Scientists can determine the history of genes by comparing the genomes of species that split from a common ancestor that lived long ago. Those comparisons can, for example, reveal genes that were delivered to their current host by a virus that lived in the distant past. Scientists have found that all living things have mosaics of genomes, with hundreds or thousands of genes imported by viruses. As far down as scientists can reach on the tree of life, viruses have been shuttling genes. Darwin may have envisioned the history of life as a tree. But the history of genes, at least among the ocean’s microbes and their viruses, is more like a bustling trade network, its webs reaching back billions of years.

Endogenous Retroviruses

The idea that a host’s genes could have come from viruses is almost philosophical in its weirdness. We like to think of genomes as our ultimate identity. We know who our biological parents are because they gave us our DNA. In our DNA are not just the instructions for the color of our skin or our susceptibility to diabetes. Our very nature lurks there. That’s why the idea of cloning is so abhorrent: no one should have to carry secondhand genes.
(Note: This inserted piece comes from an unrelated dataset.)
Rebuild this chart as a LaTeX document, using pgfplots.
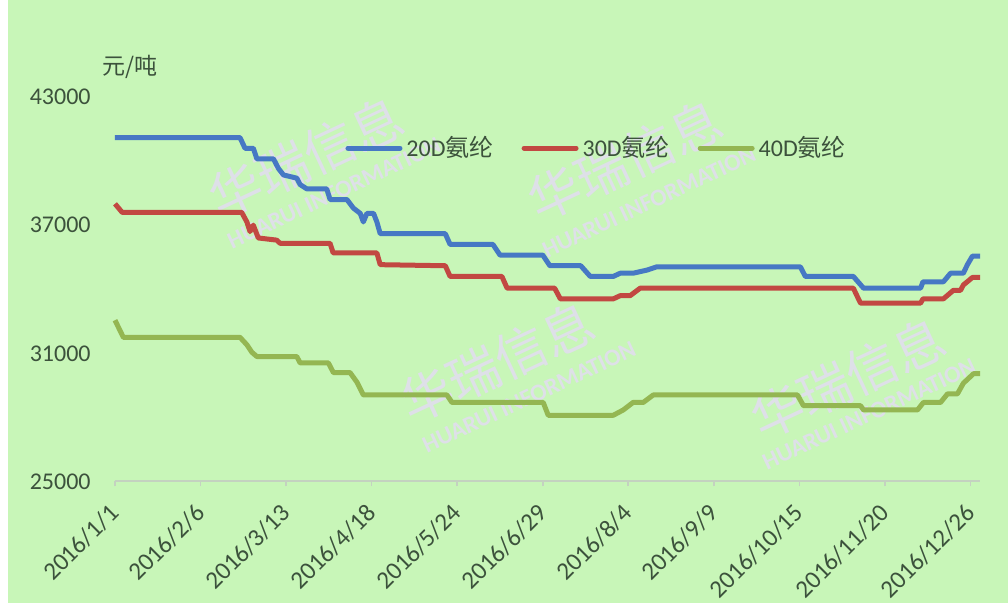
\documentclass[border=0pt]{standalone}
\usepackage{pgfplots}
\pgfplotsset{compat=1.18}
\usepackage{pgfplotstable}
\usepackage{fontspec}
\setmainfont{Carlito}
\newfontfamily\cjk{Noto Sans CJK SC}
\definecolor{bg}{RGB}{200,246,184}
\definecolor{txt}{RGB}{60,82,60}
\definecolor{sblue}{RGB}{70,120,196}
\definecolor{sred}{RGB}{194,72,66}
\definecolor{sgreen}{RGB}{148,182,82}
\definecolor{wm}{RGB}{222,224,232}
\definecolor{axl}{RGB}{196,210,192}

\pgfplotstableread{
day value
0 41100
52.6 41100
54.7 40600
58.2 40600
59.7 40100
66.7 40100
68.8 39650
70.9 39350
76.5 39200
77.9 38900
80.7 38700
89.1 38700
90.5 38200
97.6 38200
100.3 37800
103.2 37550
104.5 37150
106 37550
108.8 37550
110.2 37150
111.6 36600
139 36600
141 36100
159 36100
162 35600
180 35600
183 35100
196 35100
200 34600
209.7 34600
212.6 34750
218 34750
224 34900
228 35050
288.4 35050
290.5 34600
310.7 34600
315 34050
339 34050
340 34350
348.6 34350
351.6 34750
357 34750
358.7 35150
360.8 35550
364 35550
}\dblue

\pgfplotstableread{
day value
0 38000
3 37600
53.3 37600
55.5 37150
56.8 36700
58.2 37000
60.3 36400
68 36300
69.5 36150
90.5 36150
91.8 35700
110.2 35700
111.6 35150
139 35100
141 34600
162.8 34600
165 34050
185 34050
187.4 33550
209.7 33550
212.6 33700
216.8 33700
221 34050
310.7 34050
313.7 33350
339 33350
340 33550
348.6 33550
352.8 33950
355.8 33950
357 34200
360.8 34550
364 34550
}\dred

\pgfplotstableread{
day value
0 32550
3.5 31750
52.6 31750
55.5 31400
57.6 31050
59.7 30850
76.5 30850
77.9 30550
89.8 30550
91.9 30100
98.9 30100
101.8 29650
104.5 29050
139.7 29050
141.8 28700
180.2 28700
182.3 28100
209.7 28100
213.9 28350
218 28700
222.3 28700
226.5 29050
287.2 29050
289.7 28550
313.7 28550
315 28350
337.7 28350
340.2 28700
347.4 28700
350.3 29100
354.5 29100
357 29600
361.3 30050
364 30050
}\dgreen

\begin{document}
\begin{tikzpicture}
\fill[white] (-57.5pt,-60.75pt) rectangle (446.5pt,240.75pt);
\fill[bg] (-53.5pt,-60.75pt) rectangle (446.5pt,240.75pt);
% watermarks
\foreach \cx/\cy/\hx/\hy in {95.5/162.25/109.5/144.25, 255/160.75/267/139.75, 191/59.75/207/42.25, 366.5/51.75/377/33.75}{
  \node[wm, rotate=25, font=\cjk\fontsize{26}{30}\selectfont] at (\cx pt,\cy pt) {华瑞信息};
  \node[wm, rotate=25, font=\bfseries\fontsize{12}{14}\selectfont] at (\hx pt,\hy pt) {HUARUI INFORMATION};
}
\begin{axis}[
  at={(0pt,0pt)}, anchor=south west,
  scale only axis, width=432.5pt, height=192.25pt,
  xmin=0, xmax=364, ymin=25000, ymax=43000,
  clip=false,
  scaled y ticks=false,
  separate axis lines,
  axis x line*=bottom,
  axis y line*=left,
  y axis line style={draw=none},
  x axis line style={draw=axl, line width=1pt},
  xtick={0,36,72,108,144,180,216,252,288,324,360},
  xticklabels={2016/1/1,2016/2/6,2016/3/13,2016/4/18,2016/5/24,2016/6/29,2016/8/4,2016/9/9,2016/10/15,2016/11/20,2016/12/26},
  ytick={25000,31000,37000,43000},
  yticklabels={25000,31000,37000,43000},
  xtick style={draw=axl, line width=0.8pt},
  ytick style={draw=none},
  major tick length=2.5pt,
  tick align=outside,
  xticklabel style={font=\fontsize{12.5}{15}\selectfont, text=txt, rotate=45, anchor=east, inner sep=0pt},
  yticklabel style={font=\fontsize{12}{15}\selectfont, text=txt, anchor=east, inner sep=0pt},
  xticklabel shift=11pt,
  yticklabel shift=9.5pt,
  legend columns=3,
  legend style={at={(axis description cs:0.266,0.867)}, anchor=west, draw=none, fill=none,
    text=txt, font=\fontsize{12}{14}\selectfont,
    /tikz/every even column/.append style={column sep=12pt},
    inner sep=0pt},
  legend image code/.code={\draw[#1, line width=2.5pt, line cap=round] (0pt,0pt) -- (26pt,0pt);},
]
\addplot[sblue, line width=2.5pt, line join=round] table[x=day,y=value] {\dblue};
\addlegendentry{20D{\cjk 氨纶}}
\addplot[sred, line width=2.5pt, line join=round] table[x=day,y=value] {\dred};
\addlegendentry{30D{\cjk 氨纶}}
\addplot[sgreen, line width=2.5pt, line join=round] table[x=day,y=value] {\dgreen};
\addlegendentry{40D{\cjk 氨纶}}
\end{axis}
\node[text=txt, font=\cjk\fontsize{11.5}{14}\selectfont] at (7.5pt,207.25pt) {元/吨};
\pgfresetboundingbox
\path[use as bounding box] (-57.5pt,-60.75pt) rectangle (446.5pt,240.75pt);
\end{tikzpicture}
\end{document}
But if most of an organism’s genes arrived in its genome in a virus, does it even have a distinct identity of its own? Or is it just a mishmash of genes, cobbled together by evolution? It’s as if the world was filled with hybrid monsters, with clear lines of identity blurred away.

Microbiologists have been getting used to the viral roots of the microbes they study for decades now. And as long as microbes were the only organisms with much evidence of virus-imported genes, we could try to ignore this philosophical weirdness by thinking of it merely as a fluke of “lower” life forms. But now we can no longer find comfort this way. If we look inside our own genome, we now see viruses. Thousands of them.

We have the jackalope to thank for this realization. The myth of the jackalope was one of the clues that led virologists to discover that some viruses cause cancer. In the 1960s, one of the most intensely studied cancer-causing viruses was avian leukosis virus. At the time, the virus was sweeping across chicken farms and threatening the entire poultry industry. Scientists found that avian leukosis virus belonged to a group of species known as retroviruses. Retroviruses insert their genetic material into their host cell’s DNA. When the host cell divides, it copies the virus’s DNA along with its own. Under the certain conditions, the cell is forced to produce new viruses—complete with genes and a protein shell—which can then escape to infect a new cell. Retroviruses sometimes trigger cells to turn cancerous if their genetic material is accidentally inserted in the wrong place in their host’s genome. Retroviruses have genetic “on switches” that prompt their host cell to make proteins out of nearby genes. Sometimes their switches turn on host genes that ought to be kept shut off, and cancer can result.